Have you ever wondered what happens to mass murderers after they die? In what ways can their bodies be considered ‘toxic’?
Sociologists Daniel Robins of the University of York and Rosie Smith of York St John University explore the high-profile deaths of serial killer Ian Brady and Manchester bomber Salman Abedi. Discover how the criminals’ remains were managed and learn about their placement in what the mass media later termed the ‘monster morgue’.
Daniel and Rosie investigate whether some dead bodies can be considered ‘inhuman’ because of the exceptional character of the crimes they committed. What are the distinct problems mass murderers pose to death care professionals as well as the justice system? When does society stop punishing the criminally condemned? Could we ever forgive the criminal dead?
Join Daniel and Rosie as they shed light on the practices that surround managing the remains of those deemed ‘ungrievable’.
Image credit: Ian Brady, flickr.com/Val Kerry
About the speakers
Daniel Robins is a doctoral researcher in Sociology at the University of York. His research project looks at how the materials of the dead body are managed as they pass through the death care process. It has a particular focus on bodies that have undergone medical interventions before death. More widely, Daniel has a background in Criminology and Anthropology, with a keen interest in how the bodies of the criminal dead are managed after death.
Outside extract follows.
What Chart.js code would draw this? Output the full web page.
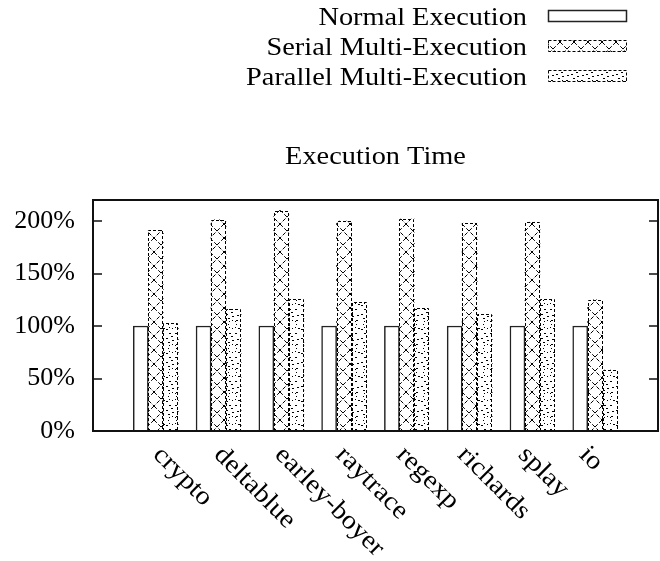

Dr Rosie Smith is a Lecturer in Sociology and Criminology at York St John University, specialising in the fields of criminal justice, criminological and sociological theory. Her research looks at the new concept of 'Spectacular Justice' which explores the relationship between the mass media, high profile criminal cases, and the public. Her work crosses over criminological theory, visual criminology, death studies, and media studies.